Hacker News new | ask | show | jobs
by ckok 3217 days ago
Most compilers sort of work this way, except that they don't have an intermediate format. They take source, turn it into tokens, turn it into a tree of sorts, run several passes over it till the end result is reached (whatever the target is).

My own compilers turn 4 different input languages in the same parser tree (Hand written tokenizers/parsers), do several passes over it until it has a very base set of instructions left, at which point it generates code for whatever backend was picked.

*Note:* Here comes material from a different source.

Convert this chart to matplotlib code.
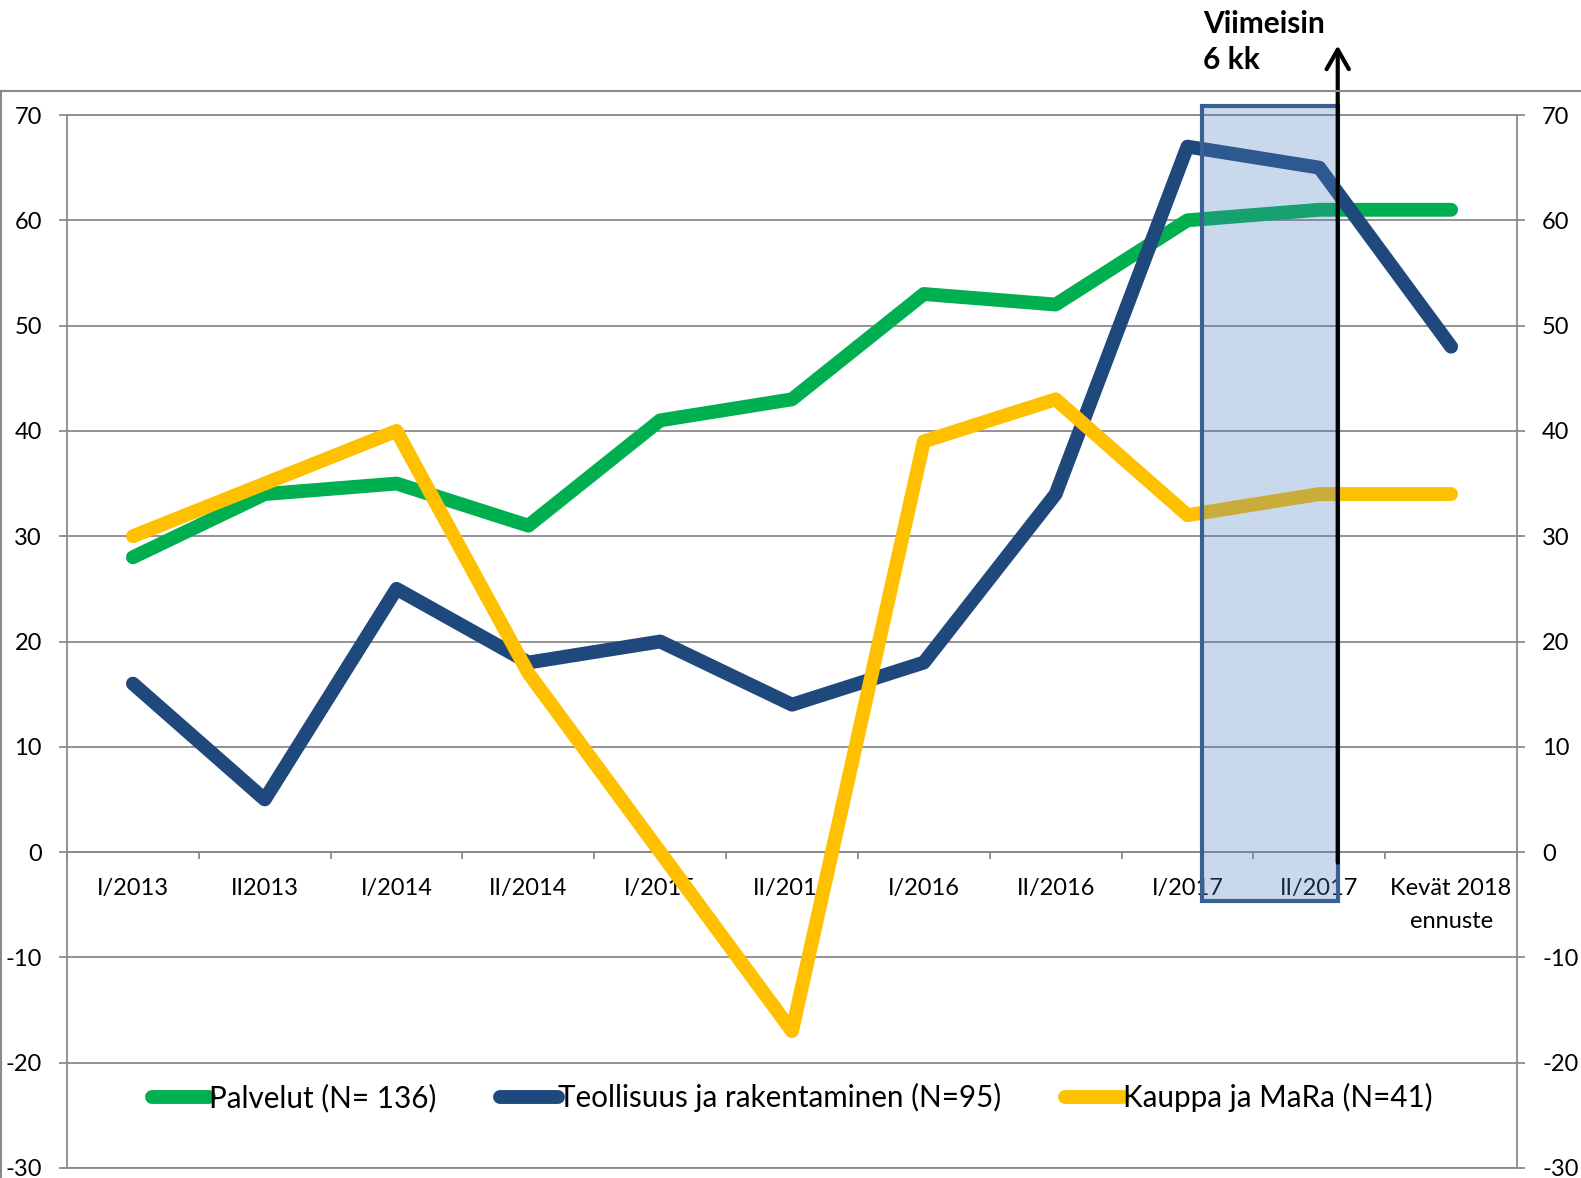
import matplotlib
matplotlib.use("Agg")
import matplotlib.pyplot as plt
from matplotlib.patches import Rectangle
from matplotlib.lines import Line2D
import numpy as np

plt.rcParams['font.family'] = ['Lato', 'DejaVu Sans']
plt.rcParams['axes.unicode_minus'] = False

# data
categories = ['I/2013', 'II2013', 'I/2014', 'II/2014', 'I/2015', 'II/2015',
              'I/2016', 'II/2016', 'I/2017', 'II/2017', 'Kevät 2018\nennuste']
palvelut = [28, 34, 35, 31, 41, 43, 53, 52, 60, 61, 61]
teollisuus = [16, 5, 25, 18, 20, 14, 18, 34, 67, 65, 48]
kauppa = [30, 35, 40, 17, 0, -17, 39, 43, 32, 34, 34]
series_labels = ['Palvelut (N= 136)', 'Teollisuus ja rakentaminen (N=95)', 'Kauppa ja MaRa (N=41)']
series_colors = ['#00B050', '#1F497D', '#FFC000']

grid_col = '#8A8A8A'

fig = plt.figure(figsize=(15.81, 11.78), dpi=100)
ax = fig.add_axes([67 / 1581, 1 - 1168 / 1178, 1450 / 1581, 1053 / 1178])

x = np.arange(len(categories)) + 0.5
for vals, lab, col in zip([palvelut, teollisuus, kauppa], series_labels, series_colors):
    ax.plot(x, vals, color=col, lw=10, label=lab,
            solid_capstyle='round', solid_joinstyle='round', zorder=3)

ax.set_xlim(0, len(categories))
ax.set_ylim(-30, 70)
ax.set_yticks(np.arange(-30, 71, 10))
ax.yaxis.grid(True, color=grid_col, lw=1.3)
ax.axhline(-30, color=grid_col, lw=1.3, clip_on=False, zorder=1)
ax.axhline(70, color=grid_col, lw=1.3, clip_on=False, zorder=1)
ax.set_axisbelow(True)

# x axis crosses at zero
ax.spines['bottom'].set_position(('data', 0))
ax.spines['top'].set_visible(False)
for s in ['left', 'right', 'bottom']:
    ax.spines[s].set_color(grid_col)
    ax.spines[s].set_linewidth(1.3)

ax.set_xticks(np.arange(0, len(categories) + 1))
ax.set_xticklabels([])
ax.set_xticks(x, minor=True)
ax.set_xticklabels(categories, minor=True, fontsize=17, linespacing=1.7)
ax.tick_params(axis='x', which='major', direction='out', length=5, width=1.3, color=grid_col)
ax.tick_params(axis='x', which='minor', length=0, pad=19)
ax.tick_params(axis='y', which='major', direction='out', length=6, width=1.3, color=grid_col,
               left=True, right=True, labelleft=True, labelright=True, labelsize=17, pad=12)

# highlighted period box
box_x0, box_x1 = 8.61, 9.64
box_y0, box_y1 = -4.6, 70.9
ax.add_patch(Rectangle((box_x0, box_y0), box_x1 - box_x0, box_y1 - box_y0,
                       facecolor='#4F81BD', alpha=0.3, edgecolor='none', zorder=4, clip_on=False))
ax.add_patch(Rectangle((box_x0, box_y0), box_x1 - box_x0, box_y1 - box_y0,
                       facecolor='none', edgecolor='#3A6092', lw=3, zorder=5, clip_on=False))

ax.annotate('', xy=(box_x1, 76.6), xytext=(box_x1, -1),
            arrowprops=dict(arrowstyle='->,head_width=0.4,head_length=0.7', lw=3,
                            color='black', mutation_scale=20, shrinkA=0, shrinkB=0),
            annotation_clip=False, zorder=6)

fig.text(1203 / 1581, 1 - 10 / 1178, 'Viimeisin\n6 kk', fontsize=21.5, fontweight='bold',
         ha='left', va='top', linespacing=1.35)

leg = ax.legend(loc='center', bbox_to_anchor=(0.5, 0.067), ncol=3, frameon=False,
                fontsize=21.3, handlelength=1.95, handletextpad=0, columnspacing=2.15)

# outer chart border
fig.add_artist(Line2D([0.0, 1.0], [1 - 91 / 1178] * 2, color=grid_col, lw=1.5, transform=fig.transFigure))
fig.add_artist(Line2D([1 / 1581] * 2, [0.0, 1 - 91 / 1178], color=grid_col, lw=1.5, transform=fig.transFigure))

fig.savefig('out.png', dpi=100)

The only big difference is that the process outlined in the article has an actual textual intermediate format, if I understand it correctly. Sounds like a lot of work of extra work with little gain, a simpler approach might be to have "ToString" method working on all nodes on all levels that' outputs info clear enough to understand from within a debugger.

1 comments

It's not that there's a textual intermediate format: just a defined intermediate tree structure. Some examples are given in the nanopass framework documentation [0]. So it's not that the input language is processed into an intermediate format, which is printed to a string and then read by the next pass; the intermediate languages are all in various forms of trees. See also the paper on writing Chez Scheme as a nanopass system [1].

[0] https://docs.racket-lang.org/nanopass/index.html

[1] https://www.cs.indiana.edu/~dyb/pubs/commercial-nanopass.pdf

That's a pretty interesting approach then; I like it.